The idea of the mole in chemistry is often a hard concept to perceive by the novice chemist – a simple glance tells you its just a big number 6.022 x 10^23 or represented in normal notation as 602,200,000,000,000,000,000,000. For a new student to chemistry however, I want them to feel how big that is and get a sense of its magnitude.
For my re-imagination, I wanted to perceive one mole in a different way. I wanted to get a visual of how big one mole of 1's would be. Starting from the bottom up, I wanted to build an image so the students could almost see one mole. What does 10 1's look like? 100? 1,000? 10,000? Let's keep building it until we get to 10^23 (about a trillion trillion) How many sheets of paper would it fill? How many books of sheets? How much volume could those books fill? The end result is the realization that one mole of 1's would fill enough sheets of paper to fill up Lake Michigan 91 times! Being at a school close to the shore of Lake Michigan, my students have all seen the lake and how broad and wide it is. You cannot even see the other side where Wisconsin is. Yet, it is more than just breadth in area, it is depth as well (which the students can only imagine how deep Lake Michigan is). With this new re-imagination, I hope my students will feel the weight of what 1 mole is. We also take a look at some other comparisons like one mole of watermelon seeds, one mole of pennies and one mole of grains of sand.
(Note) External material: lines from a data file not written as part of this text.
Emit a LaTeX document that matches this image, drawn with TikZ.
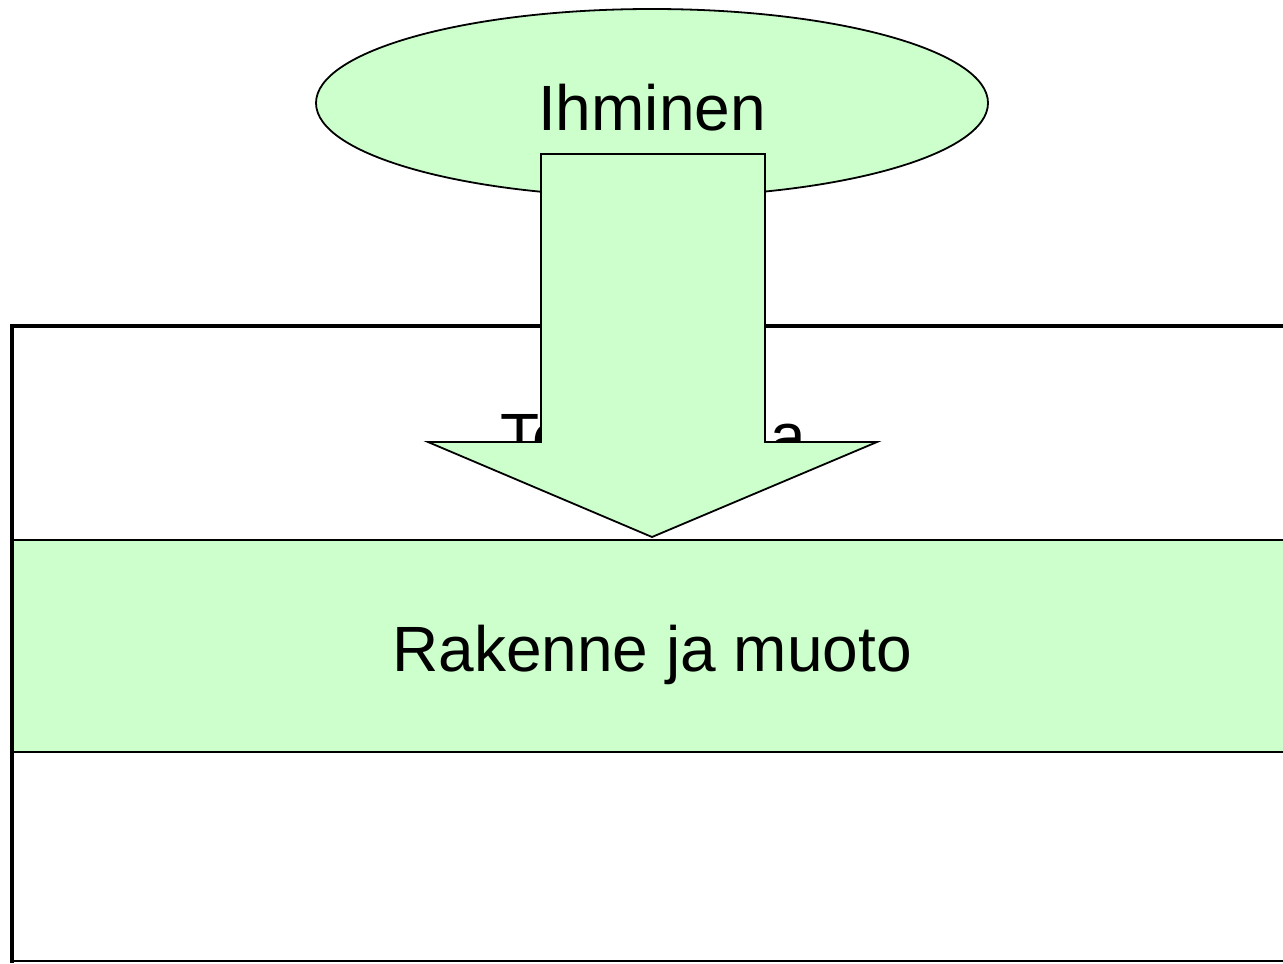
\documentclass[tikz,border=0pt]{standalone}
\usepackage{fontspec}
\setmainfont{Liberation Sans}
\usepackage{tikz}
\usetikzlibrary{shapes.geometric}
\usepackage{xcolor}
\definecolor{vaaleanvihrea}{HTML}{CCFFCC}

\begin{document}
\begin{tikzpicture}[x=0.5pt,y=-0.5pt]
\useasboundingbox (0,0) rectangle (1283,963);
\clip (0,0) rectangle (1283,963);
\tikzset{teksti/.style={font=\fontsize{32}{38}\selectfont, inner sep=0pt}}
% kehys ja kerrokset
\fill [vaaleanvihrea] (13,540) rectangle (1300,752);
\draw  [line width=1pt] (13,540) -- (1300,540);
\draw  [line width=1pt] (13,752) -- (1300,752);
\draw  [line width=1pt] (13,961) -- (1300,961);
\draw  [line width=2.2pt] (12,963) -- (12,326) -- (1300,326);
\node [teksti, anchor=base] (tekno) at (653,458) {Teknologia};
\node [teksti, anchor=base] (rakenne) at (652,671) {Rakenne ja muoto};
% ihminen
\node [ellipse, draw, line width=0.9pt, fill=vaaleanvihrea, minimum width=336pt, minimum height=94pt, inner sep=0pt] (ihminen) at (652,103) {};
\node [teksti, anchor=base] (ihmteksti) at (652,130) {Ihminen};
% nuoli
\coordinate (karki) at (652,537);
\draw  [line width=0.9pt, fill=vaaleanvihrea, line join=miter] (541,154) -- (765,154) -- (765,442) -- (877,442) -- (karki) -- (428,442) -- (541,442) -- cycle;
\end{tikzpicture}
\end{document}
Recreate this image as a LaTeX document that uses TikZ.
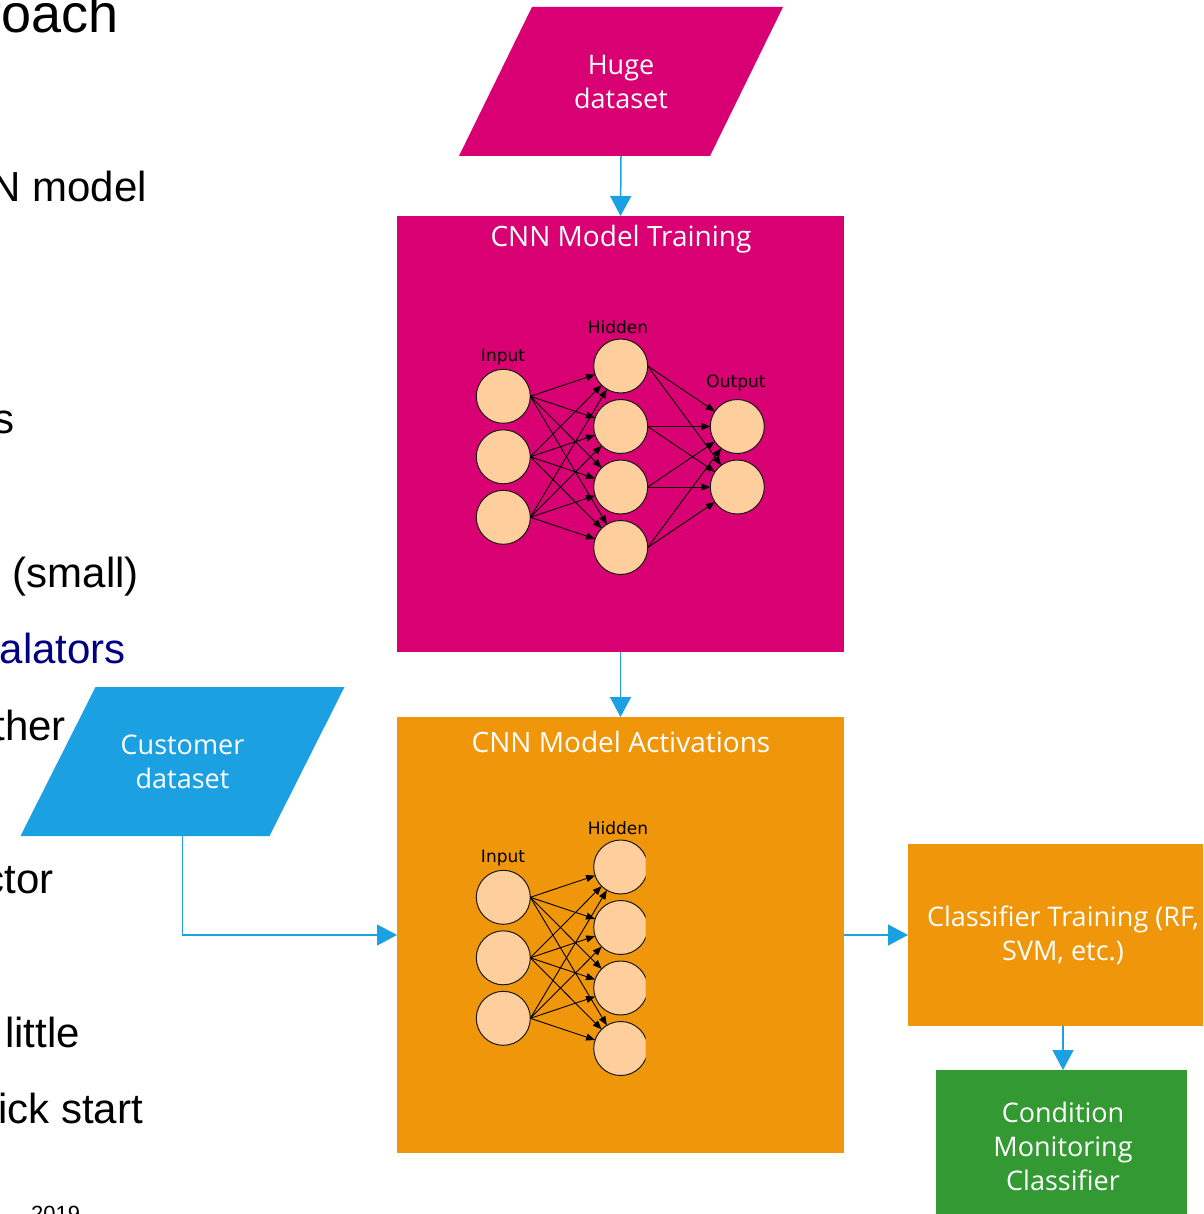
\documentclass[tikz,border=0pt]{standalone}
\usepackage{fontspec}
\setmainfont{Liberation Sans}
\newfontfamily\boxfont{Open Sans}
\newfontfamily\netfont{DejaVu Sans}
\usetikzlibrary{arrows.meta,backgrounds}

\definecolor{metromagenta}{HTML}{D80073}
\definecolor{metrocyan}{HTML}{1BA1E2}
\definecolor{metroorange}{HTML}{F0960A}
\definecolor{metrogreen}{HTML}{339933}
\definecolor{neuronfill}{HTML}{FECF9C}
\definecolor{slidenavy}{HTML}{000080}

\begin{document}
\begin{tikzpicture}[x=1pt,y=-1pt,
  boxtext/.style={text=white, align=center, font=\boxfont\fontsize{27}{34}\selectfont},
  block/.style={boxtext, inner sep=0pt, outer sep=0pt, fill=#1},
  dataset/.style={boxtext, inner sep=0pt, outer sep=0pt, minimum width=324, minimum height=149},
  flow/.style={metrocyan, line width=1.5pt, -{Triangle[length=20pt,width=21pt]}},
  slide/.style={anchor=base east, inner sep=0pt, font=\fontsize{42}{50}\selectfont},
  neuron/.style={circle, draw=black!90, line width=1pt, fill=neuronfill, minimum size=54pt, inner sep=0pt, outer sep=0pt},
  layername/.style={font=\netfont\fontsize{17}{20}\selectfont, inner sep=0pt},
  synapse/.style={black, line width=0.9pt, -{Triangle[length=9pt,width=7pt]}},
  title/.style={boxtext, inner sep=0pt, font=\boxfont\fontsize{28}{34}\selectfont}
]
\useasboundingbox (0,0) rectangle (1203,1214);
\clip (0,0) rectangle (1203,1214);

% ---- slide text on the left ----
\node[slide, font=\fontsize{54}{62}\selectfont] (s0) at (119,33) {Approach};
\node[slide] (s1) at (147,202) {CNN model};
\node[slide] (s2) at (15,433) {s};
\node[slide] (s3) at (139,587) {(small)};
\node[slide, text=slidenavy] (s4) at (126,663) {alators};
\node[slide] (s5) at (66,740) {ther};
\node[slide] (s6) at (54,893) {ctor};
\node[slide] (s7) at (80,1047) {little};
\node[slide] (s8) at (143,1123) {ick start};
\node[anchor=base west, inner sep=0pt, font=\fontsize{22}{26}\selectfont] (s9) at (31,1221) {2019};

% ---- flow chart blocks ----
\node[dataset] (huge) at (621,81.5) {Huge\\dataset};
\node[dataset] (cust) at (182.5,761.5) {Customer\\dataset};
\begin{scope}[on background layer]
  \fill[metromagenta] ([xshift=73pt]huge.north west) -- (huge.north east)
      -- ([xshift=-73pt]huge.south east) -- (huge.south west) -- cycle;
  \fill[metrocyan] ([xshift=75pt]cust.north west) -- (cust.north east)
      -- ([xshift=-75pt]cust.south east) -- (cust.south west) -- cycle;
\end{scope}

\node[block=metromagenta, minimum width=447, minimum height=436] (train) at (620.5,434) {};
\node[title] (traintitle) at (621,239) {CNN Model Training};

\node[block=metroorange, minimum width=447, minimum height=436] (act) at (620.5,935) {};
\node[title] (acttitle) at (621,742) {CNN Model Activations};

\node[block=metroorange, minimum width=310, minimum height=182] (clf) at (1063,935)
  {Classifier Training (RF,\\SVM, etc.)};
\node[block=metrogreen, minimum width=251, minimum height=250] (cond) at (1061.5,1195) {};
\node[boxtext] (condtext) at (1063,1146) {Condition\\Monitoring\\Classifier};

% ---- flow connectors ----
\draw[flow] (huge.south) -- (train.north);
\draw[flow] (train.south) -- (act.north);
\draw[flow] (cust.south) |- (act.west);
\draw[flow] (act.east) -- (clf.west);
\draw[flow] (clf.south) -- (clf.south |- cond.north);

% ---- network inside the training block ----
\foreach \k/\y in {1/396.3, 2/456.8, 3/517.3}
  \node[neuron] (ti\k) at (503.3,\y) {};
\foreach \k/\y in {1/366, 2/426.5, 3/487, 4/547.5}
  \node[neuron] (th\k) at (620.7,\y) {};
\foreach \k/\y in {1/426.5, 2/487}
  \node[neuron] (to\k) at (737.3,\y) {};
\node[layername] (tin) at (503,357) {Input};
\node[layername] (thid) at (618,327) {Hidden};
\node[layername] (tout) at (736,383) {Output};
\foreach \a in {1,2,3}
  \foreach \b in {1,2,3,4}
    \draw[synapse] (ti\a.east) -- (th\b);
\foreach \a in {1,2,3,4}
  \foreach \b in {1,2}
    \draw[synapse] (th\a.east) -- (to\b);

% ---- truncated network inside the activations block ----
\begin{scope}
  \clip (398,718) rectangle (645.5,1152);
  \foreach \k/\y in {1/897.3, 2/957.8, 3/1018.3}
    \node[neuron] (ai\k) at (503.3,\y) {};
  \foreach \k/\y in {1/867, 2/927.5, 3/988, 4/1048.5}
    \node[neuron] (ah\k) at (620.7,\y) {};
  \foreach \a in {1,2,3}
    \foreach \b in {1,2,3,4}
      \draw[synapse] (ai\a.east) -- (ah\b);
\end{scope}
\node[layername] (ain) at (503,858) {Input};
\node[layername] (ahid) at (618,828) {Hidden};
\end{tikzpicture}
\end{document}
This new understanding can really help my students with the topic of the mole. Not only can they get a glimpse at the enormity of Avogadro's number (one mole), but they can also get a different sense at how small atoms and molecules are. To say that a bag full of sugar in your hands can be more molecules than all the stars in the sky is mind blowing. A trillion trillion atoms can fit on your hand – that means they must be so very, very small – a seemingly incomprehensible size – just as one mole is a seemingly incomprehensible huge number.